### Dataset records:

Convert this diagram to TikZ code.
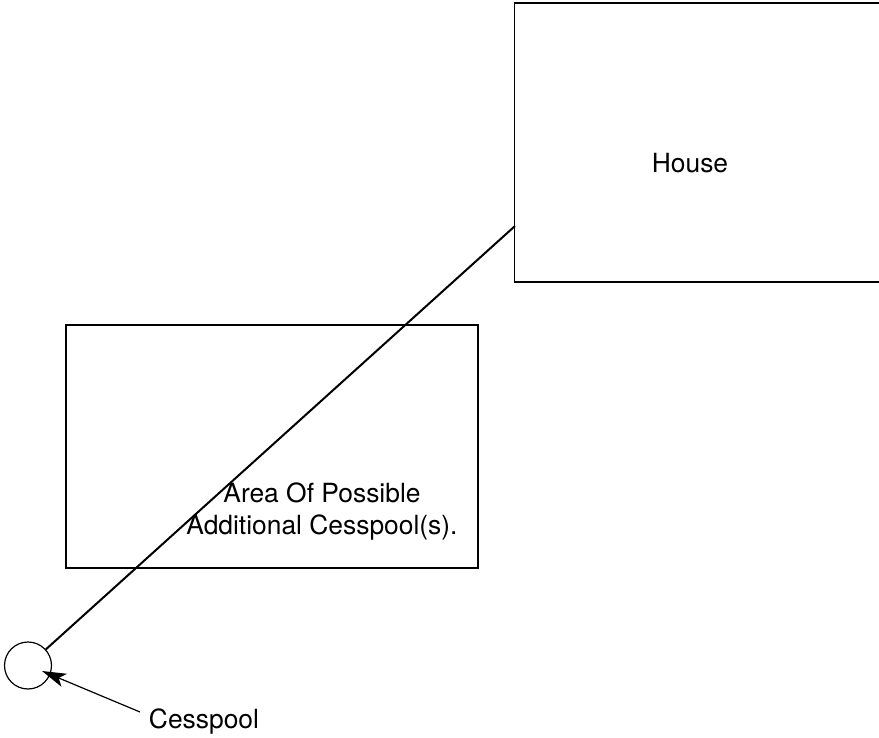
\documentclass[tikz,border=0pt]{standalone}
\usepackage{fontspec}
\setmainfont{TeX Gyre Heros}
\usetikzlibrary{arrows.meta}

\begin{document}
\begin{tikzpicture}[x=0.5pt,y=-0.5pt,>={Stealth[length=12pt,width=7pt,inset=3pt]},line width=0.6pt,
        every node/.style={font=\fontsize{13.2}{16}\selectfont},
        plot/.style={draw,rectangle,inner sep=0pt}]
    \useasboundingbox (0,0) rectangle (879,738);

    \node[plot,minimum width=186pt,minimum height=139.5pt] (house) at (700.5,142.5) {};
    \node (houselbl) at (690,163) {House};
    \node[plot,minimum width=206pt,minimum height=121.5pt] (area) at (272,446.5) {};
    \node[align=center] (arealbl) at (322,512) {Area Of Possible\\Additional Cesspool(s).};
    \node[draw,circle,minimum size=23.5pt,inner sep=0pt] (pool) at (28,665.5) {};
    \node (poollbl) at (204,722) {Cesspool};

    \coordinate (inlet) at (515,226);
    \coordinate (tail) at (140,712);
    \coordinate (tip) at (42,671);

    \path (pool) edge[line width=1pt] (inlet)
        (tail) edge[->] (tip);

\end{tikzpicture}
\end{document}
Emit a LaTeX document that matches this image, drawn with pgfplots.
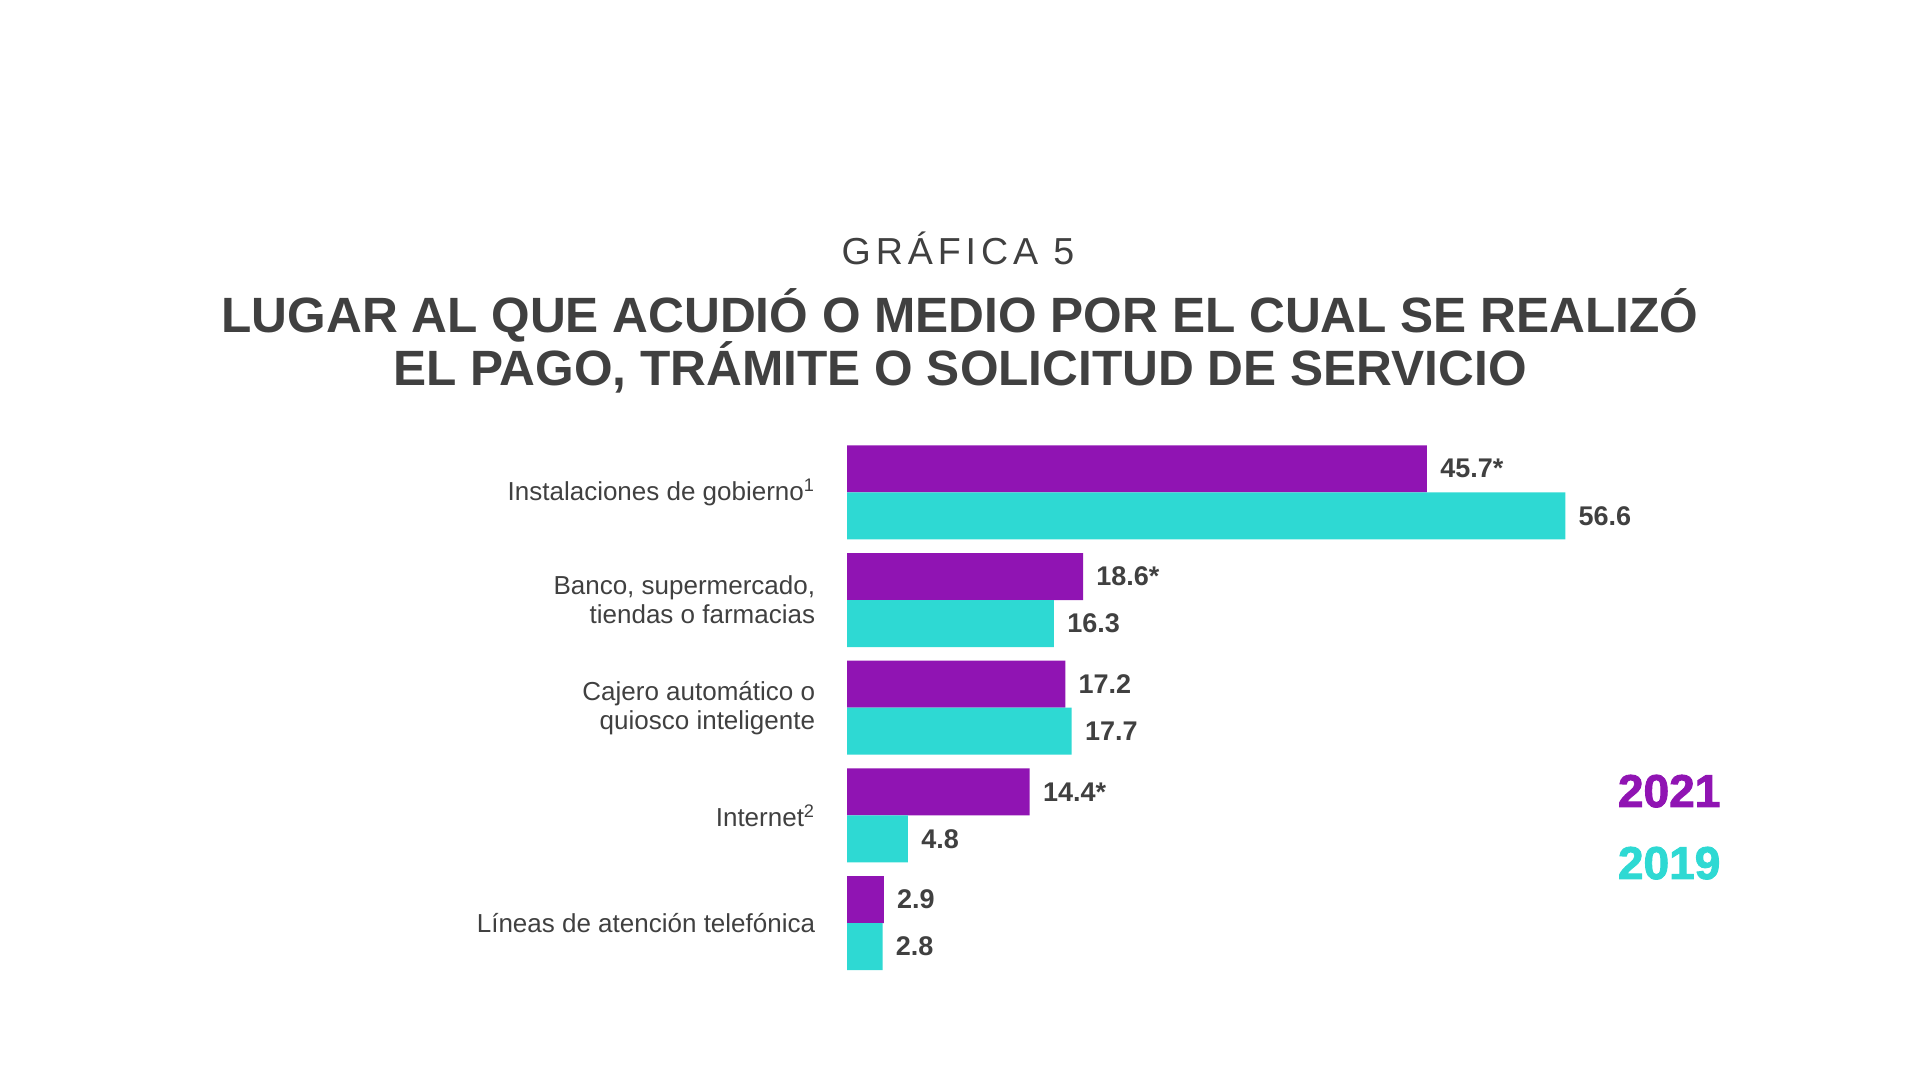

---

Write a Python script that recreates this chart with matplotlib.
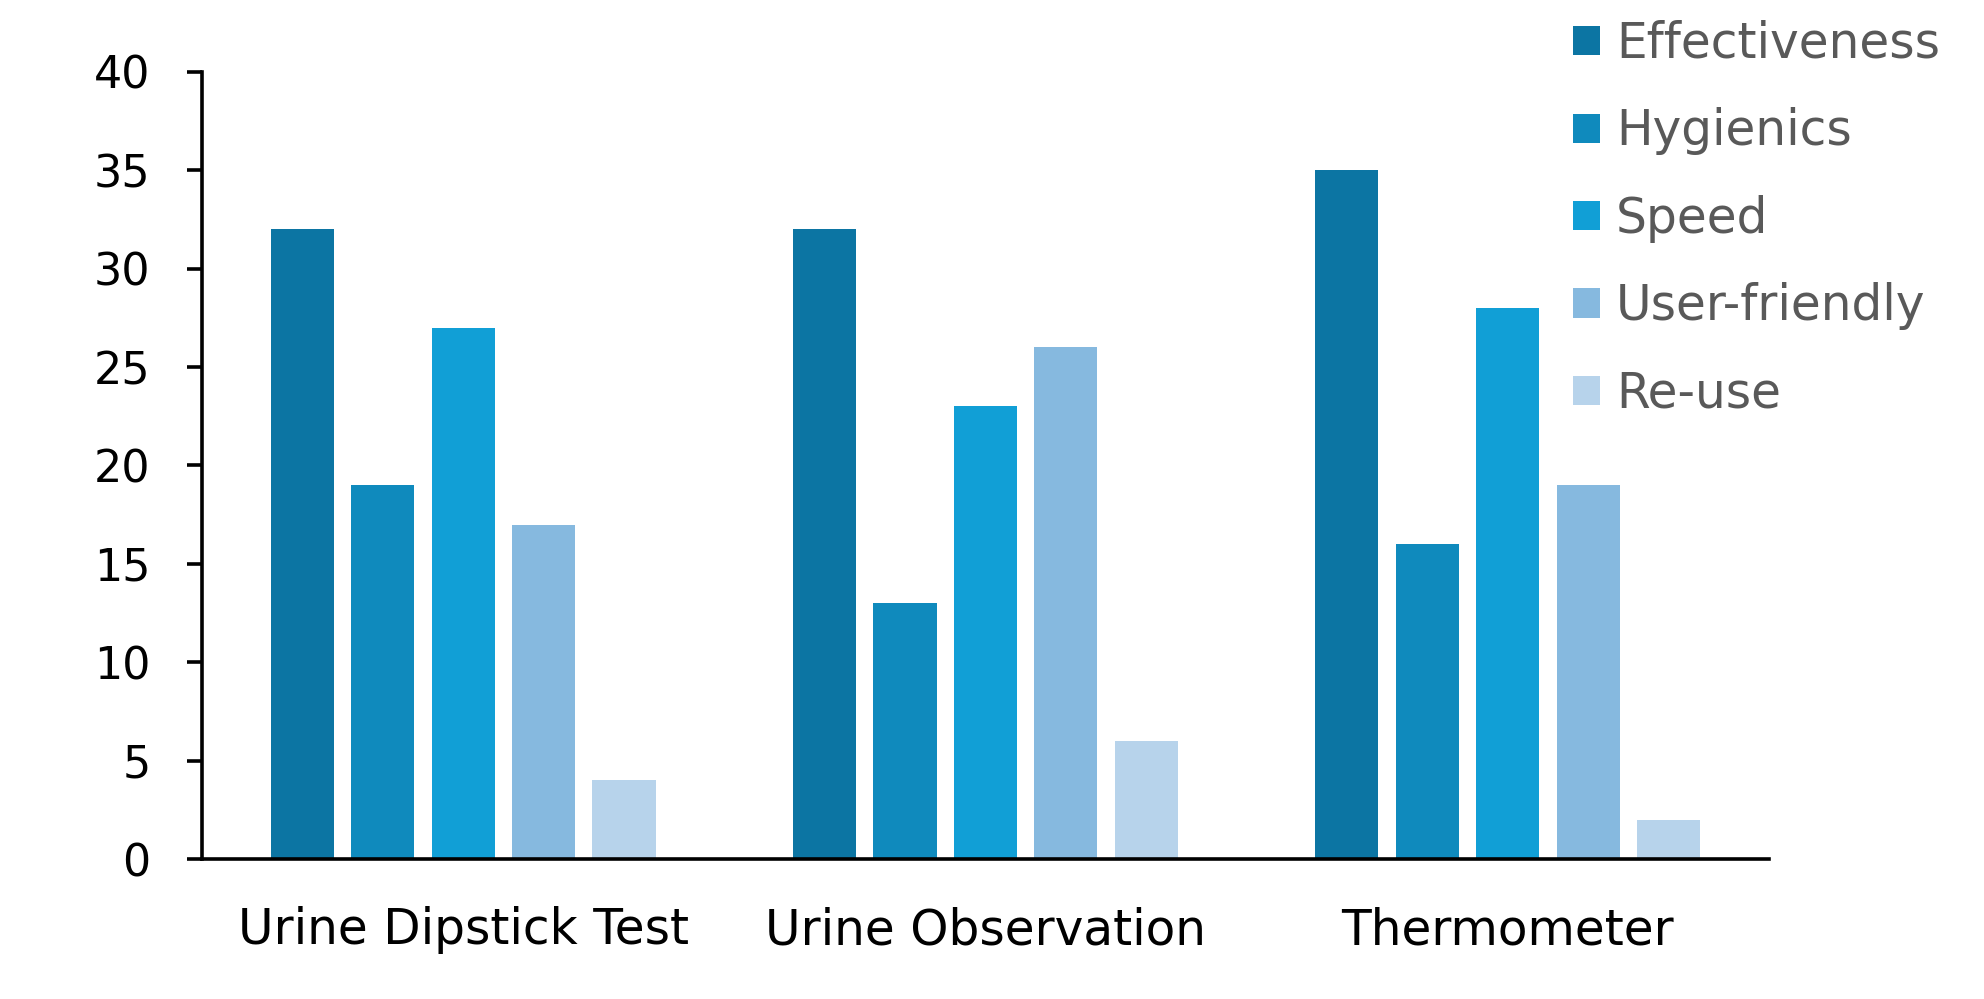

### Required task:
Pictures are excluded. Repeat exactly the lines from the one containing "Convert this diagram to TikZ code." to the one containing "(poollbl) at (204,722)", inclusive.

### Solution to this problem:
Convert this diagram to TikZ code.
\documentclass[tikz,border=0pt]{standalone}
\usepackage{fontspec}
\setmainfont{TeX Gyre Heros}
\usetikzlibrary{arrows.meta}

\begin{document}
\begin{tikzpicture}[x=0.5pt,y=-0.5pt,>={Stealth[length=12pt,width=7pt,inset=3pt]},line width=0.6pt,
        every node/.style={font=\fontsize{13.2}{16}\selectfont},
        plot/.style={draw,rectangle,inner sep=0pt}]
    \useasboundingbox (0,0) rectangle (879,738);

    \node[plot,minimum width=186pt,minimum height=139.5pt] (house) at (700.5,142.5) {};
    \node (houselbl) at (690,163) {House};
    \node[plot,minimum width=206pt,minimum height=121.5pt] (area) at (272,446.5) {};
    \node[align=center] (arealbl) at (322,512) {Area Of Possible\\Additional Cesspool(s).};
    \node[draw,circle,minimum size=23.5pt,inner sep=0pt] (pool) at (28,665.5) {};
    \node (poollbl) at (204,722) {Cesspool};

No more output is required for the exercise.